- Poster of DVD release
- Directed by: Pascal Roche Jérôme M. De Oliveira
- Starring: François Sagat
- Country of origin: France
- Original language: French

Production
- Producers: ADL TV Brenda & Lucy Co.
- Running time: 80 minutes

Original release
- Release: March 1, 2011

= Sagat: The Documentary =

Sagat: The Documentary stylized as SAGAT: The Documentary, SAGAT - Uncut or just SAGAT (in Sagat: le documentaire) is a 2011 documentary on pornographic actor and gay icon François Sagat about his persona and impact on world culture directed by Pascal Roche and Jérôme M. De Oliveira. It was produced by ADL TV and after an idea by Brenda & Lucy Co.

==Screenings==
It premiered on the French Canal+ station on 1 March 2011. The United States premiere was at the Museum of Arts and Design in New York on 18 November 2011. It also showed at a number of gay film festivals and documentary film festivals.

==Synopsis==
The 60-minutes documentary follows Sagat's working career with a rare behind-the-scenes glimpse into the cult actor's performances, and gives plenty of testimonials about Sagat's impact. Most of the shooting was done in Cognac, Paris and San Francisco. The film contains many quotations from other notables from the industry including Chi Chi LaRue who compares Sagat with the pop diva Madonna, and filmmaker Bruce LaBruce who calls Sagat "the Marilyn Monroe of gay porn – Marilyn had her breasts, François has the ass".

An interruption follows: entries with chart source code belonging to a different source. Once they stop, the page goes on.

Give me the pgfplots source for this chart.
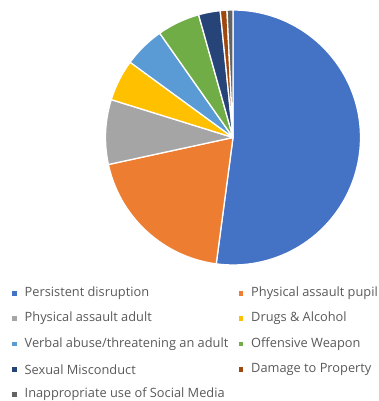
\documentclass[border=0pt]{standalone}
\usepackage{pgfplots}
\usepackage{pgfplotstable}
\pgfplotsset{compat=1.18}
\usepackage{fontspec}
\setmainfont{Open Sans}
\definecolor{pc0}{HTML}{4472C4}
\definecolor{pc1}{HTML}{ED7D31}
\definecolor{pc2}{HTML}{A5A5A5}
\definecolor{pc3}{HTML}{FFC000}
\definecolor{pc4}{HTML}{5B9BD5}
\definecolor{pc5}{HTML}{70AD47}
\definecolor{pc6}{HTML}{264478}
\definecolor{pc7}{HTML}{9E480E}
\definecolor{pc8}{HTML}{636363}
\definecolor{legtext}{HTML}{595959}
\pgfplotstableread{
idx value
0 52.1
1 19.5
2 8.2
3 5.25
4 5.2
5 5.4
6 2.75
7 0.85
8 0.75
}\piedata
\begin{document}
\begin{tikzpicture}
\begin{axis}[x=1bp,y=1bp,xmin=0,xmax=379,ymin=0,ymax=401,hide axis,clip=false,scale only axis]
\path (axis cs:0,0) rectangle (axis cs:379,401);
\coordinate (C) at (axis cs:233,263.5);
\pgfplotsextra{
  \gdef\cum{0}
  \foreach \i in {0,...,8}{
    \pgfplotstablegetelem{\i}{value}\of\piedata
    \let\v\pgfplotsretval
    \pgfmathsetmacro\a{90-\cum*3.6}
    \pgfmathsetmacro\b{90-(\cum+\v)*3.6}
    \fill[fill=pc\i, draw=white, line width=1.3bp, line join=round] (C) -- ++(\a:127.5bp) arc[start angle=\a, end angle=\b, radius=127.5bp] -- cycle;
    \pgfmathsetmacro\newcum{\cum+\v}
    \xdef\cum{\newcum}
  }
}
% legend
\def\legfont{\fontsize{12.8bp}{14bp}\selectfont}
\foreach \col/\x/\y/\t in {pc0/14.5/293.3/{Persistent disruption},
  pc1/241/293.3/{Physical assault pupil},
  pc2/14.5/318.5/{Physical assault adult},
  pc3/241/318.5/{Drugs \& Alcohol},
  pc4/14.5/344/{Verbal abuse/threatening an adult},
  pc5/241/344/{Offensive Weapon},
  pc6/14.5/369.3/{Sexual Misconduct},
  pc7/241/369.3/{Damage to Property},
  pc8/14.5/394.5/{Inappropriate use of Social Media}}{
  \edef\temp{\noexpand\fill[\col] (axis cs:\x-2.3,{401-\y-2.3}) rectangle (axis cs:\x+2.3,{401-\y+2.3});
  \noexpand\node[anchor=west,inner sep=0pt,text=legtext,font=\noexpand\legfont] at (axis cs:\x+10,{401-\y}) {\t};}
  \temp
}
\end{axis}
\end{tikzpicture}
\end{document}
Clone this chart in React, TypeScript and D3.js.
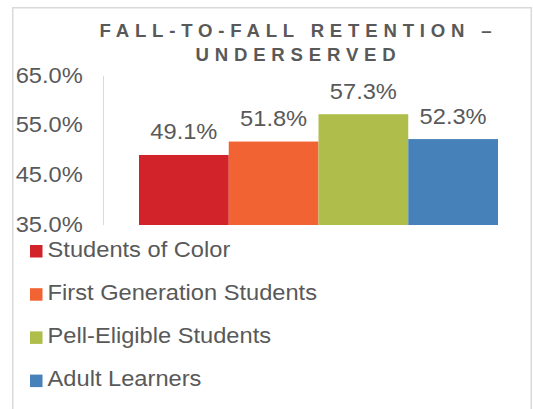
import React from "react";
import * as d3 from "d3";

const title1 = "FALL-TO-FALL RETENTION –";
const title2 = "UNDERSERVED";
const series = ["Students of Color", "First Generation Students", "Pell-Eligible Students", "Adult Learners"];
const values = [49.1, 51.8, 57.3, 52.3];
const colors = ["#D2232A", "#F16332", "#AFBD4A", "#4682B9"];
const yTicks = [35, 45, 55, 65];

const SX = 1.1;
const FS = 21.5;
const TXT = "#595959";

function T({ x, y, anchor, children }: { x: number; y: number; anchor: "start" | "middle" | "end"; children: React.ReactNode }) {
  return (
    <g transform={`translate(${x},${y}) scale(${SX},1)`}>
      <text x={0} y={0} textAnchor={anchor} fontSize={FS} fill={TXT}>{children}</text>
    </g>
  );
}

export default function App() {
  const W = 533, H = 409;
  const y = d3.scaleLinear().domain([35, 65]).range([225, 76]);
  const x = d3.scaleBand<string>().domain(series).range([139, 498]).padding(0);
  const font = "Arial, 'Liberation Sans', Helvetica, sans-serif";
  return (
    <svg width={W} height={H} style={{ position: "absolute", left: 0, top: 0, display: "block" }} fontFamily={font}>
      <rect x={0} y={0} width={W} height={H} fill="#fff" />
      <rect x={12.75} y={7.75} width={518.5} height={420} fill="#fff" stroke="#D9D9D9" strokeWidth={1.5} />
      <text x={298.5} y={36.5} textAnchor="middle" fontSize={18.6} fontWeight="bold" fill={TXT} letterSpacing={5.8}>{title1}</text>
      <text x={298.5} y={60.5} textAnchor="middle" fontSize={18.6} fontWeight="bold" fill={TXT} letterSpacing={5.8}>{title2}</text>
      <line x1={103.5} x2={103.5} y1={y(65)} y2={y(35)} stroke="#D9D9D9" strokeWidth={1} />
      {yTicks.map((t) => (
        <T key={t} x={82.7} y={y(t) + 6.7} anchor="end">{d3.format(".1f")(t) + "%"}</T>
      ))}
      {series.map((s, i) => (
        <g key={s}>
          <rect x={x(s)} y={y(values[i])} width={x.bandwidth()} height={y(35) - y(values[i])} fill={colors[i]} />
          <T x={(x(s) as number) + x.bandwidth() / 2} y={y(values[i]) - 15.5} anchor="middle">{values[i].toFixed(1) + "%"}</T>
        </g>
      ))}
      {series.map((s, i) => (
        <g key={"l" + s}>
          <rect x={30} y={245 + i * 43.2} width={12.5} height={12.5} fill={colors[i]} />
          <T x={47.6} y={256.7 + i * 43.2} anchor="start">{s}</T>
        </g>
      ))}
    </svg>
  );
}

In this uncensored docu-portrait, the pornstar is not afraid to talk about his fears or failures. He declares towards the end of the documentary: "Je pense que je vais arrêter le porno" (meaning: I think I'll stop doing porno films).

==Reception==
The documentary received very positive reviews including one from the French gay magazine Têtu who interviewed him. The magazine also wrote in its review: "This film is sexy and moving, the sex icon presents itself extremely sensitive and profound".